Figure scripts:
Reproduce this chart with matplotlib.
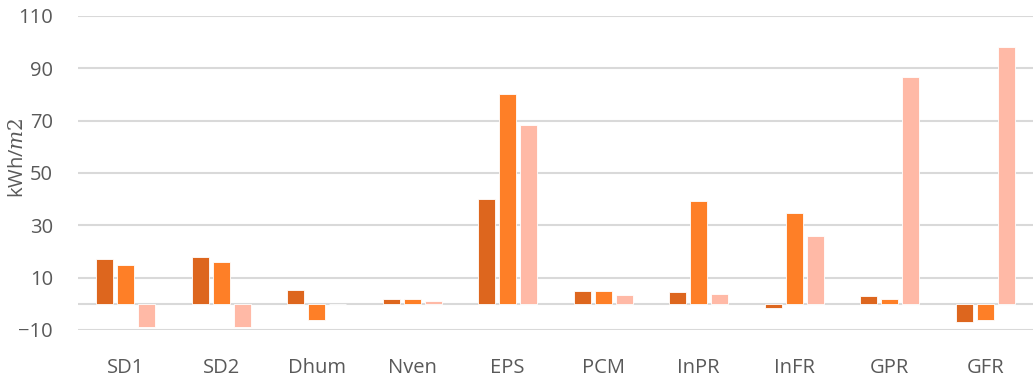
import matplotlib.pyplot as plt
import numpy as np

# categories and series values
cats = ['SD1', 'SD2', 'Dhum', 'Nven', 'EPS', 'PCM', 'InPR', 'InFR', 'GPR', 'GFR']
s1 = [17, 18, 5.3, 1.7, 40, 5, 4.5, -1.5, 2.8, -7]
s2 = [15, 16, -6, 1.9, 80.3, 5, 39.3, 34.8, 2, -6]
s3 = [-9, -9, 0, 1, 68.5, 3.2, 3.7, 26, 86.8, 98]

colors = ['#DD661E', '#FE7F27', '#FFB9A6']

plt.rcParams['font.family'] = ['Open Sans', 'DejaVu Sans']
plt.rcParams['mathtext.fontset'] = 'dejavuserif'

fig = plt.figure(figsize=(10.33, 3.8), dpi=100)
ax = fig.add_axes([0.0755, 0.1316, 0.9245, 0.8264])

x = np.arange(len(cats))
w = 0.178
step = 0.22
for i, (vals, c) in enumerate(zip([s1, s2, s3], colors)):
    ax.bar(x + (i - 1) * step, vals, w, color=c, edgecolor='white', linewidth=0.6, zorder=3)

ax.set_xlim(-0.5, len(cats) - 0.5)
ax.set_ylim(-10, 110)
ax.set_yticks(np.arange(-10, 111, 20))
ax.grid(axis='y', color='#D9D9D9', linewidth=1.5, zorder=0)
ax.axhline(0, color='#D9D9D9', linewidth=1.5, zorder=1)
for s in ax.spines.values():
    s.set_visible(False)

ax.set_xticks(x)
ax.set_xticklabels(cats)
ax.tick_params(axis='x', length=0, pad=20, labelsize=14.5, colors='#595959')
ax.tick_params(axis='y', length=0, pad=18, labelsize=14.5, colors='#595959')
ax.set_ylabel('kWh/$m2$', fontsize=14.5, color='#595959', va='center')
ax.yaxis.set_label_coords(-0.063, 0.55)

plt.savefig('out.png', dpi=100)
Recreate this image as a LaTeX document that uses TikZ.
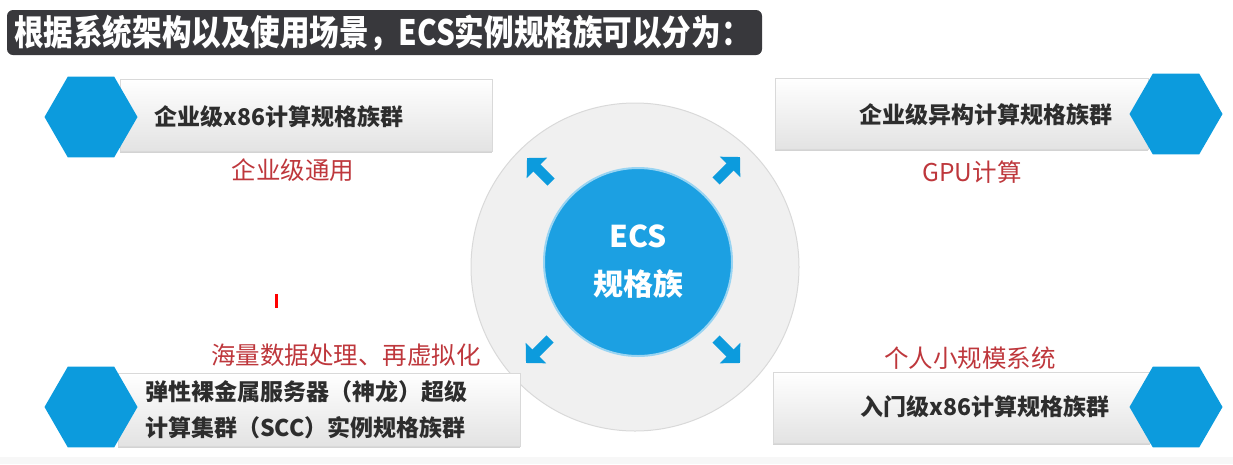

> Short exercise: All of the material above is to be copied exactly, except for its images.

> Written response:
Reproduce this chart with matplotlib.
import matplotlib.pyplot as plt
import numpy as np

# categories and series values
cats = ['SD1', 'SD2', 'Dhum', 'Nven', 'EPS', 'PCM', 'InPR', 'InFR', 'GPR', 'GFR']
s1 = [17, 18, 5.3, 1.7, 40, 5, 4.5, -1.5, 2.8, -7]
s2 = [15, 16, -6, 1.9, 80.3, 5, 39.3, 34.8, 2, -6]
s3 = [-9, -9, 0, 1, 68.5, 3.2, 3.7, 26, 86.8, 98]

colors = ['#DD661E', '#FE7F27', '#FFB9A6']

plt.rcParams['font.family'] = ['Open Sans', 'DejaVu Sans']
plt.rcParams['mathtext.fontset'] = 'dejavuserif'

fig = plt.figure(figsize=(10.33, 3.8), dpi=100)
ax = fig.add_axes([0.0755, 0.1316, 0.9245, 0.8264])

x = np.arange(len(cats))
w = 0.178
step = 0.22
for i, (vals, c) in enumerate(zip([s1, s2, s3], colors)):
    ax.bar(x + (i - 1) * step, vals, w, color=c, edgecolor='white', linewidth=0.6, zorder=3)

ax.set_xlim(-0.5, len(cats) - 0.5)
ax.set_ylim(-10, 110)
ax.set_yticks(np.arange(-10, 111, 20))
ax.grid(axis='y', color='#D9D9D9', linewidth=1.5, zorder=0)
ax.axhline(0, color='#D9D9D9', linewidth=1.5, zorder=1)
for s in ax.spines.values():
    s.set_visible(False)

ax.set_xticks(x)
ax.set_xticklabels(cats)
ax.tick_params(axis='x', length=0, pad=20, labelsize=14.5, colors='#595959')
ax.tick_params(axis='y', length=0, pad=18, labelsize=14.5, colors='#595959')
ax.set_ylabel('kWh/$m2$', fontsize=14.5, color='#595959', va='center')
ax.yaxis.set_label_coords(-0.063, 0.55)

plt.savefig('out.png', dpi=100)
Recreate this image as a LaTeX document that uses TikZ.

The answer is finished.